Pick out the lines containing "matplotlib".
---------- SOURCE EXCERPT
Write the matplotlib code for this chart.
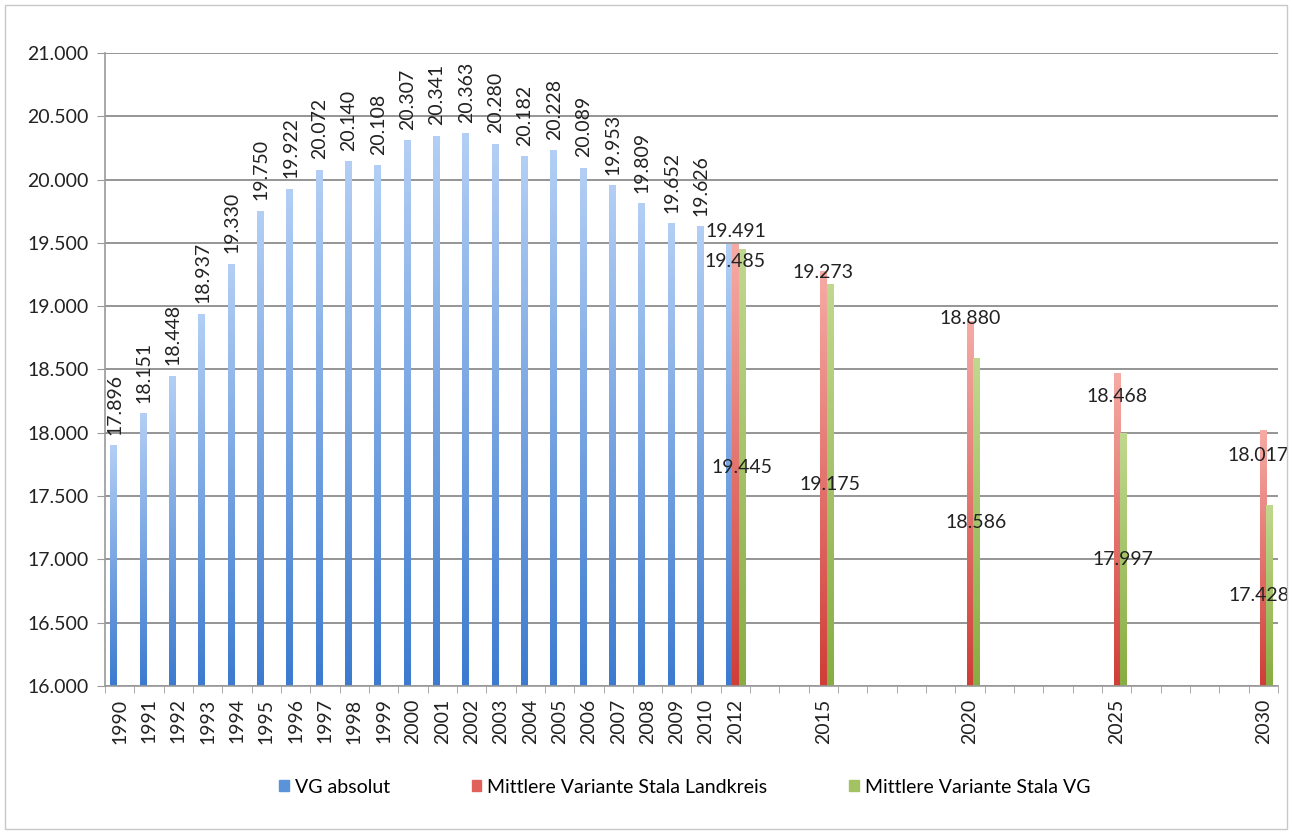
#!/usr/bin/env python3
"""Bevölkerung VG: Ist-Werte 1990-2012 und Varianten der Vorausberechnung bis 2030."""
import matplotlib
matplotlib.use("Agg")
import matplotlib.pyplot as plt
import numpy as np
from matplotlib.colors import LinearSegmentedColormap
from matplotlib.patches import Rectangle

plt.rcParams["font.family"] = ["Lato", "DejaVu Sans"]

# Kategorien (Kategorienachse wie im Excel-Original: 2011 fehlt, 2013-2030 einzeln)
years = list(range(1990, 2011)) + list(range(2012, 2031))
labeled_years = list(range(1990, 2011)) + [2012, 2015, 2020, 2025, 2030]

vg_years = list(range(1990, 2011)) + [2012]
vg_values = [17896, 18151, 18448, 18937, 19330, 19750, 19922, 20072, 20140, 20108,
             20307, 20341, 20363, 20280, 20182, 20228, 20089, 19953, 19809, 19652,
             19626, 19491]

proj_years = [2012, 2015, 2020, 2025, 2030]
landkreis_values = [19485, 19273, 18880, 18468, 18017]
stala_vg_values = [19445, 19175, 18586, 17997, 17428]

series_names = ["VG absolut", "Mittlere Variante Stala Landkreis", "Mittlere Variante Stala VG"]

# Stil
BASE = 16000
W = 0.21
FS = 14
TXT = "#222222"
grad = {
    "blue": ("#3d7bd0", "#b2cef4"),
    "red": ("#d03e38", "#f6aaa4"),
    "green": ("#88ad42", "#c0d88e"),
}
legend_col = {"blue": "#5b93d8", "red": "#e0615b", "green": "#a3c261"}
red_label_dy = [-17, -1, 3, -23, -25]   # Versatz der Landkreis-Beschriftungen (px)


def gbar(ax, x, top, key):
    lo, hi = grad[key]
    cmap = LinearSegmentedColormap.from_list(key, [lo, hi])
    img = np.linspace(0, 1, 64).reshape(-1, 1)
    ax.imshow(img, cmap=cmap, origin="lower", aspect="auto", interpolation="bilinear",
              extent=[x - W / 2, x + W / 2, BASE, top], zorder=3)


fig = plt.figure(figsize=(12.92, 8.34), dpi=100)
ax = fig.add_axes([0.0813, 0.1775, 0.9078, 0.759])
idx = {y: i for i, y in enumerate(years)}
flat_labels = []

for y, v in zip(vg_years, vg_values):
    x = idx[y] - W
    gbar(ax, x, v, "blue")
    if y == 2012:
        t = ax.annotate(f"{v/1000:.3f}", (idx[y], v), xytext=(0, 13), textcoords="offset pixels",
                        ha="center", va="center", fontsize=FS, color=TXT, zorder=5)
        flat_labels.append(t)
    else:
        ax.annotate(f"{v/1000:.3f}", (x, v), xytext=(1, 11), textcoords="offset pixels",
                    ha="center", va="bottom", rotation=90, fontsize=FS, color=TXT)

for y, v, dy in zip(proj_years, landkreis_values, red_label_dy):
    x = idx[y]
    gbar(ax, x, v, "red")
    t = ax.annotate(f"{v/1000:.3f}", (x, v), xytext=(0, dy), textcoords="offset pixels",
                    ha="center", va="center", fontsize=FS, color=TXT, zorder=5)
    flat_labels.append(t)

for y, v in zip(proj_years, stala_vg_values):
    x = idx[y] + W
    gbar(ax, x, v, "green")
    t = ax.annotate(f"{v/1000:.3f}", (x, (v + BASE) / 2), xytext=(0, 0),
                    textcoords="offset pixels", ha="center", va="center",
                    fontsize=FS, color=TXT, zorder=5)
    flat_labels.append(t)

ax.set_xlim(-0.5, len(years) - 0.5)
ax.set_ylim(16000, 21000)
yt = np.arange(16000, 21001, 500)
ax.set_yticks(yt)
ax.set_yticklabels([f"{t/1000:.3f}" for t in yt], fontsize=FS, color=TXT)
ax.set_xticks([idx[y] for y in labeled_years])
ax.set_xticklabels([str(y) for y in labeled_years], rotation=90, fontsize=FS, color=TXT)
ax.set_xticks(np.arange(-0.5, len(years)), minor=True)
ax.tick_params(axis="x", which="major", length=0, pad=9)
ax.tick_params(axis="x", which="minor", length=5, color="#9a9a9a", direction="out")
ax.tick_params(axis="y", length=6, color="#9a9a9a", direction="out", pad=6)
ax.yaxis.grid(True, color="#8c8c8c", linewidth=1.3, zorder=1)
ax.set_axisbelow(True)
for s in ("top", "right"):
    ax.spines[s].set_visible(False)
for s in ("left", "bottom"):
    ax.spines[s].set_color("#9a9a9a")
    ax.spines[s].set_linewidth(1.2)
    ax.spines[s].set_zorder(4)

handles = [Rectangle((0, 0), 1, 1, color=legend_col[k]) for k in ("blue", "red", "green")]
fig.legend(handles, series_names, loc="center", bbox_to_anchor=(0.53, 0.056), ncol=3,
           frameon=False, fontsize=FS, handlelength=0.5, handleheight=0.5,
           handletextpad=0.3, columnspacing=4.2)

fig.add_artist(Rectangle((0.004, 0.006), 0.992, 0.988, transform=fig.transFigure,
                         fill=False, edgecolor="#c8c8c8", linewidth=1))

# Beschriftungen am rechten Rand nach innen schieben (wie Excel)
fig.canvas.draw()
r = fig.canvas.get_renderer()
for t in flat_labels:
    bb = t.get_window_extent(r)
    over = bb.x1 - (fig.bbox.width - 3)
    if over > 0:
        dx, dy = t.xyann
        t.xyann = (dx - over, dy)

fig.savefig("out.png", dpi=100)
--------------------
▶ _IN RESPONSE_:
Write the matplotlib code for this chart.
import matplotlib
matplotlib.use("Agg")
import matplotlib.pyplot as plt
from matplotlib.colors import LinearSegmentedColormap
from matplotlib.patches import Rectangle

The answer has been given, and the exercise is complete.